Bryan, I am not an MBA grad. However, I am the executive vice president of a recent non-profit startup called Help 52 Inc. In a similar situation to yours, my best friend from college and I were facing a bleak job market, but we were fresh out of school (BBA and Computer Science), with lots of ideas about making a difference in the world. 5 months later we started our company. Since, I've found full-time employment in Finance, but our start up remains our baby.

What I can tell you is this: speaking purely about starting a new business in this economy, it's a tough road. In financial services, because of the ill-will in today's public, I am sure it will be hard for you. However, if you're prepared to take it slow, and perhaps if you can find a way to make it not your sole source of income, nothing is as rewarding as running your own show. Every small milestone my company makes feels like a tremendous accomplishment to my partner and I. It's a lot of fun if you have the resources and the stomach to weather it out until it takes off.


June 24, 2009 1:17 AM

I am not an MBA (but was once an aspirant) and have started my own service company in the education sector. The kick of having your own company (read "baby") beats the downside of having play janitor-CEO rolled into one.

The best advice I have read is here:

Cheers and all the best,



June 24, 2009 2:40 AM

Bryan, just use some more of your MBA skills: what's needed in your market around you? What kind of competences are missing? I am not talking about Knowledge, I pinpointing to your skills, experiences and personal traits which are going beyond your financial knowledge. Your competences might be needed in your market, not your knowledge as a financial specialist!


June 24, 2009 10:02 AM

Bryan, Check out two books by Dan Miller: "48 Days to the Work You Love" (for help with your job hunt), and "No More Mondays" (for ideas and advice for your startup ideas). Dan's approach is more right-brained, so his information might give you another perspective on your problem that decision trees and other analytical methods might not. I was a part time MBA student (currently on hiatus due to the economy), and I'm employed full time, but I've been studying web design on my own since putting my formal education plans on hold. I hope to start a small, shoestring-budget-sized business on the web. I also experienced the startup and bankruptcy phases of a dot com company I worked for in the early 2000s. Best business education you can get! Go for it!


September 3, 2009 3:25 AM

Starting a business because of not being able to find a fulltime job is not a good reason to start one.
If you want to start a business, do it because you have a great idea or product,that, will make the business much easier to last.

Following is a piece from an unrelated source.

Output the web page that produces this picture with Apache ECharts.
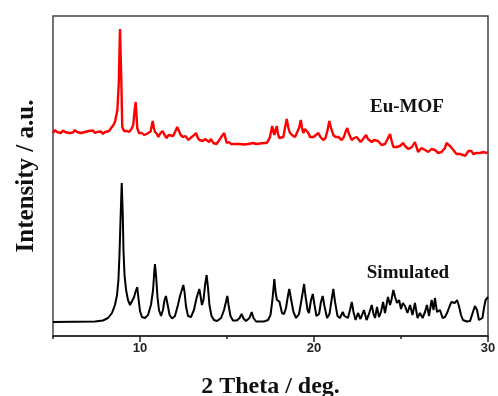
<!DOCTYPE html>
<html>
<head>
<meta charset="utf-8">
<style>html,body{margin:0;padding:0;background:#fff;}#chart{width:498px;height:396px;}</style>
<script src="https://cdn.jsdelivr.net/npm/echarts@6/dist/echarts.min.js"></script>
</head>
<body>
<div id="chart"></div>
<script>
// 2-theta positions (deg) and intensities (a.u.)
const simTheta = [5.00,7.41,7.87,8.16,8.39,8.56,8.68,8.76,8.82,8.88,
8.95,9.01,9.05,9.11,9.20,9.31,9.43,9.54,9.66,9.74,
9.84,9.91,10.00,10.11,10.29,10.46,10.63,10.75,10.82,10.86,
10.92,11.01,11.09,11.21,11.32,11.41,11.49,11.58,11.70,11.84,
12.01,12.18,12.30,12.36,12.49,12.56,12.64,12.76,12.93,13.10,
13.25,13.41,13.48,13.56,13.65,13.74,13.83,13.91,13.99,14.11,
14.25,14.43,14.66,14.83,15.02,15.09,15.20,15.34,15.57,15.72,
15.84,15.95,16.09,16.29,16.42,16.52,16.67,17.13,17.36,17.50,
17.61,17.72,17.79,17.87,18.01,18.07,18.16,18.28,18.39,18.51,
18.58,18.68,18.82,18.97,19.14,19.28,19.43,19.51,19.63,19.71,
19.83,19.93,20.03,20.14,20.29,20.40,20.50,20.60,20.75,20.89,
21.01,21.11,21.21,21.35,21.49,21.65,21.75,21.84,21.95,22.07,
22.17,22.27,22.39,22.53,22.67,22.87,23.02,23.16,23.32,23.42,
23.51,23.62,23.74,23.85,23.97,24.08,24.25,24.37,24.45,24.56,
24.66,24.77,24.89,25.00,25.11,25.23,25.37,25.52,25.66,25.80,
25.95,26.09,26.24,26.38,26.49,26.61,26.76,26.87,26.95,27.07,
27.24,27.39,27.53,27.67,27.82,27.90,28.01,28.10,28.22,28.33,
28.45,28.56,28.78,28.97,29.08,29.25,29.37,29.48,29.57,29.68,
29.77,29.86,30.00];
const simIntensity = [14,14.5,15.5,18,23,31,41,56,81,116,
153,121,86,61,46,36,31,33,39,44,
49,38,25,19,18,21,31,46,64,72,
61,38,26,20,26,36,40,32,21,17.5,
20,31,40,39,51,44,30,20,19,26,
38,47,40,31,36,51,61,48,31,20,
16,15,18,26,40,31,20,15.5,15.5,18,
22,17.5,15,18,24,18,14.5,14.5,16,21,
36,57,44,36,34.5,30,23,22,28,41,
47,37,24,18,22,36,52,40,26,23,
36,42,31,20,22,34,40,30,18,22,
36,47,34,20,18,24,20,22,18,26,
34,24,16,23,17,26,16,22,31,22,
18,29,19,24,34,23,39,31,36,46,
39,33,36,27,33,30,23,31,21,33,
18,23,18,24,31,20,36,26,38,24,
26,18,19,24,31,34,36,33,36,30,
21,16,14.5,15,21,30,26,16,14,18,
28,36,39];

const mofTheta = [5.00,5.11,5.23,5.34,5.46,5.57,5.69,5.80,5.92,6.03,
6.15,6.26,6.38,6.49,6.61,6.72,6.84,6.95,7.07,7.18,
7.30,7.41,7.53,7.64,7.76,7.87,7.99,8.10,8.22,8.33,
8.47,8.56,8.70,8.78,8.85,8.93,8.98,9.08,9.14,9.25,
9.37,9.43,9.51,9.61,9.68,9.75,9.80,9.84,9.94,10.00,
10.11,10.23,10.38,10.49,10.61,10.73,10.80,10.86,10.98,11.05,
11.18,11.30,11.41,11.53,11.64,11.75,11.91,12.04,12.14,12.24,
12.34,12.47,12.61,12.78,12.90,13.05,13.22,13.30,13.41,13.51,
13.62,13.74,13.85,13.97,14.08,14.21,14.31,14.40,14.50,14.60,
14.71,14.84,14.91,14.98,15.11,15.23,15.34,15.46,15.57,15.75,
15.86,15.98,16.09,16.21,16.32,16.51,16.67,16.78,16.90,17.01,
17.13,17.28,17.39,17.47,17.60,17.67,17.72,17.79,17.86,17.93,
18.01,18.10,18.24,18.33,18.43,18.53,18.62,18.74,18.91,19.02,
19.14,19.24,19.31,19.39,19.48,19.58,19.68,19.77,19.87,19.97,
20.11,20.25,20.37,20.53,20.66,20.78,20.88,20.98,21.11,21.24,
21.40,21.49,21.59,21.72,21.81,21.91,22.01,22.17,22.30,22.45,
22.56,22.68,22.82,22.99,23.10,23.32,23.45,23.56,23.68,23.79,
23.88,23.98,24.08,24.20,24.37,24.45,24.56,24.66,24.74,24.84,
24.94,25.03,25.13,25.23,25.33,25.43,25.52,25.63,25.80,25.89,
25.99,26.09,26.18,26.28,26.38,26.46,26.57,26.67,26.75,26.86,
26.95,27.04,27.14,27.24,27.33,27.43,27.53,27.61,27.72,27.82,
27.90,28.01,28.10,28.19,28.29,28.39,28.48,28.56,28.68,28.79,
28.88,28.97,29.05,29.15,29.25,29.34,29.42,29.54,29.65,29.77,
29.89,30.00];
const mofIntensity = [203,206,204,205,203,205.5,204,205,203,205,
203.5,206,204,204.5,203,205,204,202.5,205,204,
205.5,203,204,202.5,204.5,202,204,203,205,207,
211,214,226,253,307,253,209,205,203,205,
204,204.5,207,211,224,234,221,208,203,201,
203,201,202,203,204.5,215,208,204,202,199,
203,205,201,198,201,199,200,205,209,205,
201,199,200,196,198,200,203,199,196,198,
195,197,196,194,197,193,195,192,194,197,
200,203,198,193,194,192,193.5,192,193,192,
193.5,191.5,193,192,193.5,193,192,194,192.5,194,
193,193,196,199,210,204,201,206,210,202,
198,199,199,208,217,208,203,201,199,200,
208,216,208,203,207,209,203,199,198,199,
201,203,199,196,198,206,215,208,201,199,
199,197,196,199,204,208,202,196,198,199,
197,194,197,201,197,194,196,194,195,193,
191,189,192,196,202,196,189,191,189,188,
190,192,193,190,189,187,186,189,194,189,
184,186,188,188,186,184,184,186,187,188,
186,185,183,185,184,184,188,193,195,190,
188,186,184,182,181,182,180,181,180,182,
185,187,185,182,181,183,184,183,182,184,
183,184];

const majorTicks = [10, 20, 30];
const seriesNames = ['Simulated', 'Eu-MOF'];
const labelAnchors = [[25.4, 63], [25.34, 228.5]];

const zip = (a, b) => a.map((v, i) => [v, b[i]]);
const serif = 'Liberation Serif, Times New Roman, serif';
const chart = echarts.init(document.getElementById('chart'), null, {renderer: 'canvas'});

function makeLabel(name, coord) {
  return {
    symbol: 'circle', symbolSize: 1,
    itemStyle: {color: 'rgba(0,0,0,0)'},
    label: {show: true, position: 'inside', formatter: name,
      fontFamily: serif, fontWeight: 'bold', fontSize: 19, color: '#111'},
    data: [{coord: coord}]
  };
}

chart.setOption({
  animation: false,
  grid: {left: 53, right: 10, top: 16, bottom: 60, show: true, borderColor: '#444', borderWidth: 1.5,
    outerBoundsMode: 'none', containLabel: false},
  xAxis: [{
    type: 'value', min: 5, max: 30, interval: 5,
    axisLine: {show: true, onZero: false, lineStyle: {color: '#222', width: 1.5}},
    axisTick: {show: true, length: 3, lineStyle: {color: '#222', width: 1.5}},
    axisLabel: {customValues: majorTicks, fontFamily: 'Liberation Sans, Arial, sans-serif', fontWeight: 'bold',
      fontSize: 13, color: '#222', margin: 6},
    splitLine: {show: false},
    name: '2 Theta / deg.', nameLocation: 'middle', nameGap: 39,
    nameTextStyle: {fontFamily: serif, fontWeight: 'bold', fontSize: 24, color: '#111'}
  }, {
    type: 'value', min: 5, max: 30, interval: 5, position: 'bottom',
    axisLine: {show: false, onZero: false},
    axisTick: {show: true, length: 6, customValues: majorTicks, lineStyle: {color: '#222', width: 1.5}},
    axisLabel: {show: false}, splitLine: {show: false}
  }],
  yAxis: {
    type: 'value', min: 0, max: 320,
    axisLine: {show: false}, axisTick: {show: false}, axisLabel: {show: false}, splitLine: {show: false},
    name: 'Intensity / a.u.', nameLocation: 'middle', nameGap: 14, nameRotate: 90,
    nameTextStyle: {fontFamily: serif, fontWeight: 'bold', fontSize: 25, color: '#111'}
  },
  series: [{
    name: seriesNames[0], type: 'line', xAxisIndex: 0, showSymbol: false, smooth: false,
    lineStyle: {color: '#000', width: 2}, itemStyle: {color: '#000'},
    data: zip(simTheta, simIntensity),
    markPoint: makeLabel(seriesNames[0], labelAnchors[0])
  }, {
    name: seriesNames[1], type: 'line', xAxisIndex: 0, showSymbol: false, smooth: false,
    lineStyle: {color: '#f00', width: 2.4}, itemStyle: {color: '#f00'},
    data: zip(mofTheta, mofIntensity),
    markPoint: makeLabel(seriesNames[1], labelAnchors[1])
  }]
});
</script>
</body>
</html>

My advice for you would be keep looking for fulltime job and be a freelance at the same time, and maybe you can find something you are really interested while doing cases as a freelance. After that you go for it, and become a real entrepreneur.


January 16, 2011 9:39 PM

Starting business is like taking a deep plunge. You cannot do it too safe. Risk = Returns. You can tentatively and hesitatingly do something very small and call it a business. It may even give you enough money to take care of your expenses. But it is just not worth it. Success in business comes from passion. Not from extremely careful planning using decision trees. At 23 I own a financial services business and closed down one recently. If you are planning to do it the safest way possible, better search vigorously for a job - because there is no 100% safety in business. Just my 2 cents.